Aspects such as dissatisfaction, non-conformism, loss of faith in progress, or fierce critique of the icons of the economic and social system, seem intrinsic to the practice of many artists. In the exhibition, Punk appears as an explicit reference in many artists: in the use of elements such as noise, cut-out typography, anti-design, and intentional ugliness; or by including explicit musical references to punk bands. But what is also shown is the trace of Punk as an attitude: the refusal, opposition and destruction; the do-it-yourself; the reference to fear and terror in a society which alienates individuals; that very alienation which causes states of psychosis; valuing whatever escapes the norm; nihilism; criticism of the economic system and anarchy; or the reclamation of one's own sexual freedom, of the body as a battleground.

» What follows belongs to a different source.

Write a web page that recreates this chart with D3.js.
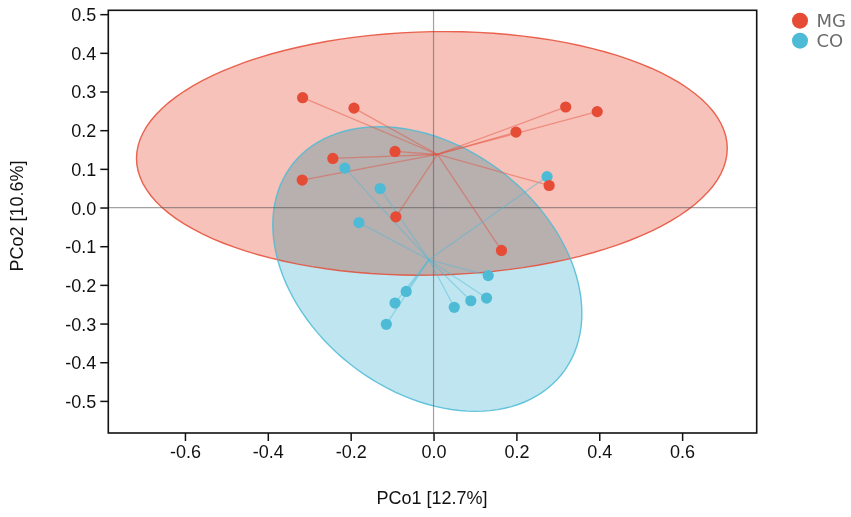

Noise, refusal, violence, destruction, alienation, anarchy, nihilism and sexuality form different subject-matter areas within the exhibition, and are accompanied by references to bands, texts, music, and some iconic works. In this manner, it reflects the multiplicity of ideas, aspects and themes that articulate the Punk attitude in contemporary art. And, inevitably, "PUNK. Its Traces in Contemporary Art" is an exhibition full of noise which is explicit, but is also present in the sum total of images and in contemporary art production's will to break down hierarchies, by mixing large installations, documentary traces, unique pieces, multiples, photographs, videos, painting. Finally, as proof of the antecedents and the history of Punk, the exhibition includes a diagram which shows both its origins and its traces up until the present.
ARTISTS
Carlos Aires, Martin Arnold, Fabienne Audeoud, Bill Balaskas, Jean-Michel Basquiat, Laurent P. Berger, Chris Burden, Tony Cokes, Jordi Colomer, Brice Dellsperger, Christoph Draeger, Jimmie Durham, Tracey Emin, Mario Espliego, Ant Farm, Hans-Peter Feldmann, Claire Fontaine, Chiara Fumai, Iñaki Garmendia, Kendell Geers, Gelitin, Nan Goldin, Douglas Gordon, Dan Graham, Eulàlia Grau, Guerrilla Girls, Antoni Hervas, Mike Kelley, Martin Kippenberger, João Louro, Christian Marclay, Raúl Martínez, Raisa Maudit, Paul McCarthy, Jonathan Messe, Jordi Mitjá, Joan Morey, Janis E. Müller, Matt Mullican, Itziar Okariz, João Onofre, Antonio Ortega, Tony Oursler, Mabel Palacín, Juan Pérez Aguirregoikoa, Raymond Pettibon, Maria Pratts, Tere Recarens, Jamie Reid, Tim Reinecke, Martín Rico, Aida Ruilova, Pepo Salazar, Santiago Sierra, Federico Solmi, Natascha Stellmach, Gavin Turk and VALIE EXPORT.
PUBLICATIONS
A catalog of the exhibition will be published, with texts by David G. Torres, Gloria Guso, Eloy Fernández Porta, Dani Castillejo, Servando Rocha and Iván López Munuera.